1. Test the monitors on another computer. Make sure both monitors are in working condition.
2. Plug one of the monitors back in to your main computer. Use the monitor connection port on the back of your computer that corresponds to your two-headed video adapter. Don’t plug the monitor in to the blue onboard video plug that is built in to your motherboard. This onboard port is usually located near your mouse and keyboard ports.
3. Turn on your computer.
4. Note the status light on this monitor when you boot up the computer. If the status light doesn’t come on at all, the dual video card is sending no signal to the monitor. If the status light comes on green or blue, but then turns yellow or amber, the video card has a problem.
5. Switch the monitor to the onboard monitor port and reboot the machine again. If the monitor status light does not come on at all, or if the “green then amber” signal is observed, you have an issue that requires further testing.
6. Leave the monitor plugged in to the onboard port. Reboot the computer and enter the BIOS setup by pressing 'F1,' 'F2' or 'Delete.' Navigate to the video properties section. If you find a command line that appears to switch your computer between the onboard video adapter and your dual video adapter card, turn off or disable the dual video card or enable the onboard card. Press 'F10' to save this change and reboot. Make sure the monitor is now plugged in to the onboard video port.
7. Observe the results. If the status light does not come on, or if it switches from green to amber again, your motherboard has probably been damaged. Seek professional help.

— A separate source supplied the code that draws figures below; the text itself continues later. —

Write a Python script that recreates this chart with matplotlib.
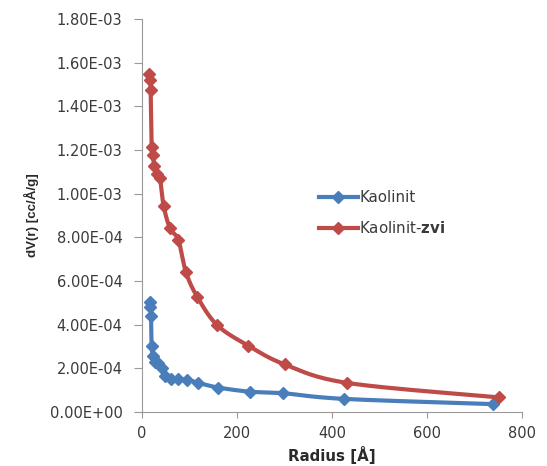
import numpy as np
import matplotlib.pyplot as plt
from matplotlib.ticker import FuncFormatter, MultipleLocator

plt.rcParams['font.family'] = ['DejaVu Sans']

# Kaolinit (blue)
r_kao = [16.8, 17.5, 19.0, 20.3, 23.7, 27.0, 34.0, 41.0, 48.0, 62.0, 76.0, 94.0, 118.0, 160.0, 227.0, 297.0, 425.0, 739.0]
dv_kao = [5.05e-4, 4.82e-4, 4.40e-4, 3.00e-4, 2.56e-4, 2.30e-4, 2.23e-4, 2.00e-4, 1.65e-4, 1.50e-4, 1.50e-4, 1.48e-4, 1.34e-4, 1.12e-4, 0.93e-4, 0.86e-4, 0.60e-4, 0.36e-4]

# Kaolinit-zvi (red)
r_zvi = [14.7, 16.8, 18.2, 20.3, 22.4, 26.0, 31.0, 37.8, 45.6, 58.9, 76.4, 92.5, 116.0, 158.0, 223.0, 300.0, 432.0, 750.0]
dv_zvi = [1.55e-3, 1.52e-3, 1.475e-3, 1.215e-3, 1.177e-3, 1.127e-3, 1.089e-3, 1.070e-3, 0.943e-3, 0.841e-3, 0.788e-3, 0.640e-3, 0.528e-3, 0.398e-3, 0.304e-3, 0.218e-3, 0.133e-3, 0.067e-3]

blue = '#4A7EBB'
red = '#BE4B48'
tick_col = '#3a3a3a'


def smooth(x, y, sx=800.0, sy=1.8e-3, n=20):
    # excel-like smoothed line (catmull-rom in normalised axis space)
    p = np.column_stack([np.array(x) / sx, np.array(y) / sy])
    p = np.vstack([p[0], p, p[-1]])
    out = []
    for i in range(1, len(p) - 2):
        p0, p1, p2, p3 = p[i - 1], p[i], p[i + 1], p[i + 2]
        t = np.linspace(0, 1, n)[:, None]
        c = 0.5 * ((2 * p1) + (-p0 + p2) * t + (2 * p0 - 5 * p1 + 4 * p2 - p3) * t ** 2
                   + (-p0 + 3 * p1 - 3 * p2 + p3) * t ** 3)
        out.append(c)
    c = np.vstack(out)
    return c[:, 0] * sx, c[:, 1] * sy


fig = plt.figure(figsize=(5.47, 4.66), dpi=100)
ax = fig.add_axes([0.2596, 0.1159, 0.6956, 0.8433])

for r, dv, col in [(r_kao, dv_kao, blue), (r_zvi, dv_zvi, red)]:
    sxv, syv = smooth(r, dv)
    ax.plot(sxv, syv, color=col, lw=3, solid_capstyle='round')
    ax.plot(r, dv, ls='none', color=col, marker='D', markersize=6.5)

h1, = ax.plot([], [], color=blue, lw=3, marker='D', markersize=6.5, label='Kaolinit')
h2, = ax.plot([], [], color=red, lw=3, marker='D', markersize=6.5, label='Kaolinit-$\\mathbf{zvi}$')

ax.set_xlim(0, 800)
ax.set_ylim(0, 1.8e-3)
ax.xaxis.set_major_locator(MultipleLocator(200))
ax.yaxis.set_major_locator(MultipleLocator(2e-4))
ax.yaxis.set_major_formatter(FuncFormatter(lambda v, p: '%.2E' % v))

for s in ['top', 'right']:
    ax.spines[s].set_visible(False)
for s in ['left', 'bottom']:
    ax.spines[s].set_color('#999999')
ax.tick_params(axis='both', colors='#999999', labelcolor=tick_col, labelsize=10.5, direction='out')
ax.tick_params(axis='y', length=6, pad=8)
ax.tick_params(axis='x', length=4, pad=6)

ax.set_xlabel('Radius [Å]', fontsize=10.8, fontweight='bold', color='#2a2a2a', labelpad=4)
ax.set_ylabel('dV(r) [cc/Å/g]', fontsize=9.6, fontweight='bold', color='#2a2a2a', labelpad=8,
              family='Liberation Sans')

leg = ax.legend(handles=[h1, h2], loc='center left', bbox_to_anchor=(0.5576, 0.5422),
                bbox_transform=fig.transFigure, frameon=False, fontsize=10.8,
                handlelength=2.6, labelspacing=1.0, handletextpad=0.1)
for t in leg.get_texts():
    t.set_color(tick_col)

plt.savefig('out.png', dpi=100)
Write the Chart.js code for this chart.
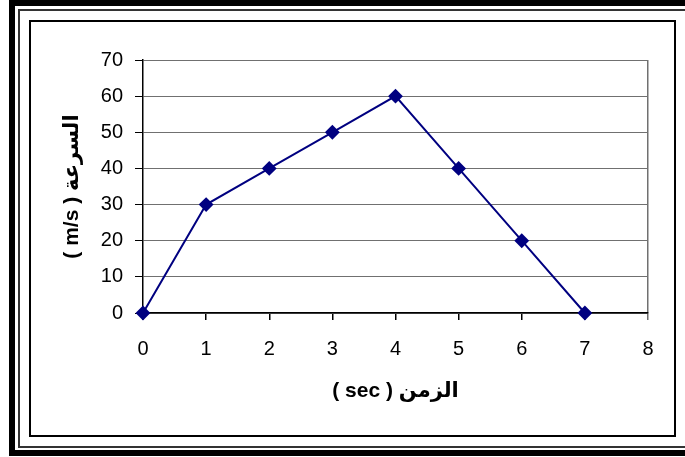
<!DOCTYPE html>
<html lang="en">
<head>
<meta charset="UTF-8">
<title>Speed vs time</title>
<script src="https://cdn.jsdelivr.net/npm/chart.js"></script>
<style>
    html, body {
        margin: 0;
        padding: 0;
        background: #fff;
        width: 685px;
        height: 457px;
        overflow: hidden;
        position: relative;
    }
    .frame {
        position: absolute;
        box-sizing: border-box;
    }
    /* outer thick border, runs off the right edge like the reference */
    .outer { left: 9px; top: 0; width: 720px; height: 456px; border: 6px solid #000; }
    .middle { left: 18px; top: 9px; width: 720px; height: 439px; border: 2px solid #333; }
    .inner { left: 29px; top: 20px; width: 647px; height: 417px; border: 2px solid #000; }
    #chart {
        position: absolute;
        left: 0;
        top: 0;
    }
</style>
</head>
<body>
<div class="frame outer"></div>
<div class="frame middle"></div>
<div class="frame inner"></div>
<canvas id="chart" width="685" height="457"></canvas>
<script>
// time (sec) and speed (m/s)
const times = [0, 1, 2, 3, 4, 5, 6, 7];
const speeds = [0, 30, 40, 50, 60, 40, 20, 0];

const xTitle = '( sec ) الزمن';
const yTitle = '( m/s ) السرعة';

const navy = '#000080';
const gridGray = '#707070';
const fontFamily = 'Arial, "Liberation Sans", "DejaVu Sans", sans-serif';

const points = times.map((t, i) => ({ x: t, y: speeds[i] }));

const ctx = document.getElementById('chart').getContext('2d');
new Chart(ctx, {
    type: 'line',
    data: {
        datasets: [{
            data: points,
            borderColor: navy,
            borderWidth: 2,
            backgroundColor: navy,
            pointStyle: 'rectRot',
            pointRadius: 6,
            pointHoverRadius: 6,
            pointBackgroundColor: navy,
            pointBorderColor: navy,
            tension: 0,
            clip: false
        }]
    },
    options: {
        responsive: false,
        animation: false,
        events: [],
        layout: {
            padding: { left: 40, right: 37, top: 60, bottom: 46 }
        },
        plugins: {
            legend: { display: false },
            tooltip: { enabled: false }
        },
        scales: {
            x: {
                type: 'linear',
                min: 0,
                max: 8,
                afterFit: (scale) => { scale.height = 98; },
                ticks: {
                    stepSize: 1,
                    color: '#000',
                    padding: 17,
                    font: { family: fontFamily, size: 20 }
                },
                grid: {
                    // only the right edge of the plot gets a line
                    color: (c) => (c.tick && c.tick.value === 8 ? gridGray : 'rgba(0,0,0,0)'),
                    tickColor: (c) => (c.tick && c.tick.value === 8 ? gridGray : '#000'),
                    tickLength: 7,
                    lineWidth: 1.5
                },
                border: { color: '#000', width: 1.5 },
                title: {
                    display: true,
                    text: xTitle,
                    color: '#000',
                    padding: { top: 0, bottom: 7 },
                    font: { family: fontFamily, size: 21, weight: 'bold' }
                }
            },
            y: {
                min: 0,
                max: 70,
                afterFit: (scale) => { scale.width = 103; },
                ticks: {
                    stepSize: 10,
                    color: '#000',
                    padding: 12,
                    font: { family: fontFamily, size: 20 }
                },
                grid: {
                    color: gridGray,
                    tickColor: '#000',
                    tickLength: 8,
                    lineWidth: 1
                },
                border: { color: '#000', width: 1.5 },
                title: {
                    display: true,
                    text: yTitle,
                    color: '#000',
                    padding: { top: 20, bottom: 0 },
                    font: { family: fontFamily, size: 21, weight: 'bold' }
                }
            }
        }
    }
});
</script>
</body>
</html>
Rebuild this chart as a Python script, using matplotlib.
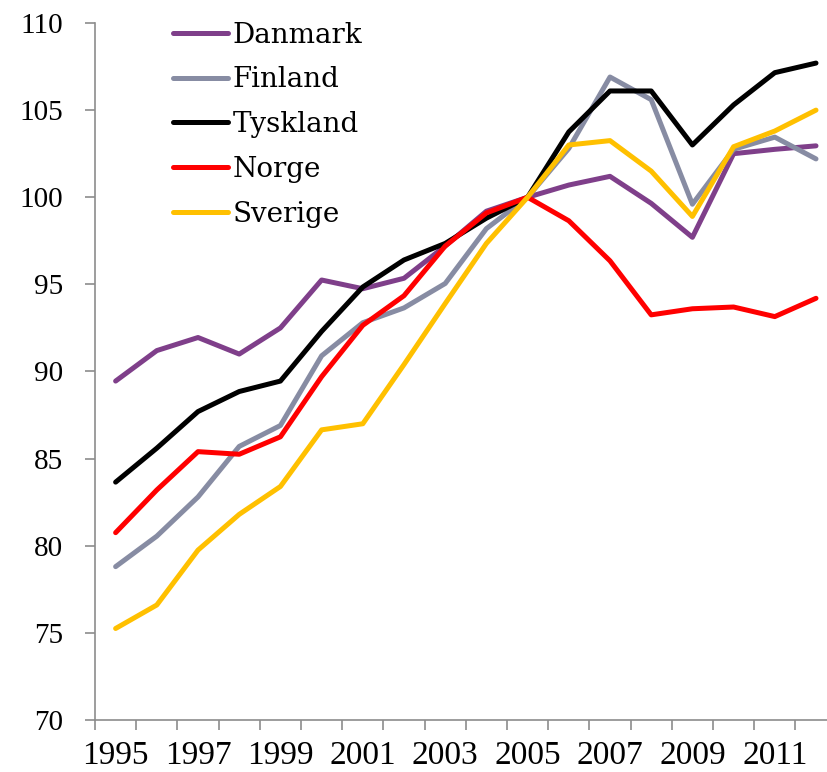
import matplotlib
matplotlib.use('Agg')
import matplotlib.pyplot as plt

years = list(range(1995, 2013))
danmark = [89.45, 91.2, 91.95, 91.0, 92.5, 95.25, 94.75, 95.35, 97.2, 99.2, 100.0,
           100.7, 101.2, 99.65, 97.7, 102.5, 102.75, 102.95]
finland = [78.8, 80.55, 82.8, 85.7, 86.9, 90.9, 92.8, 93.65, 95.05, 98.2, 100.0,
           102.8, 106.9, 105.6, 99.6, 102.75, 103.45, 102.2]
tyskland = [83.65, 85.6, 87.7, 88.85, 89.45, 92.3, 94.85, 96.4, 97.35, 98.8, 100.0,
            103.75, 106.1, 106.1, 103.0, 105.3, 107.15, 107.7]
norge = [80.75, 83.2, 85.4, 85.25, 86.25, 89.7, 92.65, 94.35, 97.2, 99.1, 100.0,
         98.65, 96.35, 93.25, 93.6, 93.7, 93.15, 94.2]
sverige = [75.25, 76.6, 79.75, 81.8, 83.4, 86.65, 87.0, 90.4, 93.9, 97.35, 100.0,
           103.0, 103.25, 101.5, 98.9, 102.9, 103.8, 105.0]

series = [("Danmark", danmark, "#7F3F8A"),
          ("Finland", finland, "#878CA3"),
          ("Tyskland", tyskland, "#000000"),
          ("Norge", norge, "#FF0000"),
          ("Sverige", sverige, "#FFC000")]

fig = plt.figure(figsize=(8.27, 7.72), dpi=100)
ax = fig.add_axes([0.1149, 0.0674, 0.8967, 0.9028])

idx = list(range(len(years)))
for name, vals, col in series:
    ax.plot(idx, vals, color=col, lw=3.6, label=name, solid_capstyle='round')

ax.set_xlim(-0.5, len(years) - 0.5)
ax.set_ylim(70, 110)
ax.set_yticks(range(70, 111, 5))
ax.set_xticks([i - 0.5 for i in range(len(years) + 1)], minor=False)
ax.set_xticklabels([])
ax.set_xticks(idx[::2], minor=True)
ax.set_xticklabels([str(y) for y in years[::2]], minor=True)

for s in ['top', 'right']:
    ax.spines[s].set_visible(False)
for s in ['left', 'bottom']:
    ax.spines[s].set_color('#8C8C8C')
    ax.spines[s].set_linewidth(1.2)

ax.tick_params(axis='y', which='major', direction='out', length=7, width=1.2,
               color='#8C8C8C', pad=16, labelsize=21)
ax.tick_params(axis='x', which='major', direction='out', length=7, width=1.2,
               color='#8C8C8C')
ax.tick_params(axis='x', which='minor', length=0, pad=15, labelsize=24)
for lab in ax.get_yticklabels() + ax.get_xticklabels(minor=True):
    lab.set_fontfamily('Liberation Serif')

leg = ax.legend(loc='upper left', bbox_to_anchor=(0.209, 0.972),
                bbox_transform=fig.transFigure, frameon=False, borderpad=0,
                borderaxespad=0, handlelength=2.0, handletextpad=0.15,
                labelspacing=0.64, prop={'family': 'DejaVu Serif', 'size': 20})

plt.savefig('out.png', dpi=100)
plt.close(fig)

8. Continue troubleshooting if the monitor works on the onboard video adapter port now. Use this connection so that you can “see” to fix the dual video adapter.
9. Go to “Start,” “Control Panel,” “System,” and “Device Manager.” Look under the “Display” listing for your dual video adapter. If the adapter listing has a yellow caution sign or a red X through it, the driver has been disabled or is bad. If you turned this dual adapter off during the BIOS tweaking in a previous step, reenable it now using this Device Manager panel. If your monitor goes blank, switch the connection from the onboard video port to the dual video port. You should see an image now.
10. Download and restore any drivers for this device and reboot your computer if nothing changed after you enabled the dual video port. Switch the monitor back to the dual video adapter as you reboot. If no image comes up on the monitor, switch the connection back to the onboard port so you can “see” again.
11. Go to “Start,” “Control Panel,” “Display” and “Settings.” You should see the dual video adapter listed. Enable this device in this screen and switch the monitor cable back to the duel video port. If no image appears, switch the cable back to the onboard port. Reboot.
12. Switch the cable back to the dual video adapter port if you get no monitor image this time. The dual video adapter port should theoretically work now if the onboard port is no longer functioning.
13. Re-run all these steps using the other video monitor just in case the first monitor is configured incorrectly.
14. Check the monitor refresh rate next, using a monitor that works in one of the two video ports. Refresh rate settings are found under “Display,” “Settings,” “Advanced” and “Monitor.” If the refresh rate is set at “60 mhz,” for example, and the nonoperating monitor is configured at a rate higher than 60 mhz, this could be the solution to the problem.
15. Configure the troubled monitor using the monitor’s own configuration onboard panel. A menu button on the monitor near the power switch will usually bring up this panel: the monitor does not have to be plugged into the computer to use this tool. Configure the monitor to run at the proper refresh rate. Plug both monitors into the dual video adapter and observe the results.
16. Consider replacing the dual monitor video card if your troubleshooting has produced no positive result regardless of which monitor you use for these diagnostic tests.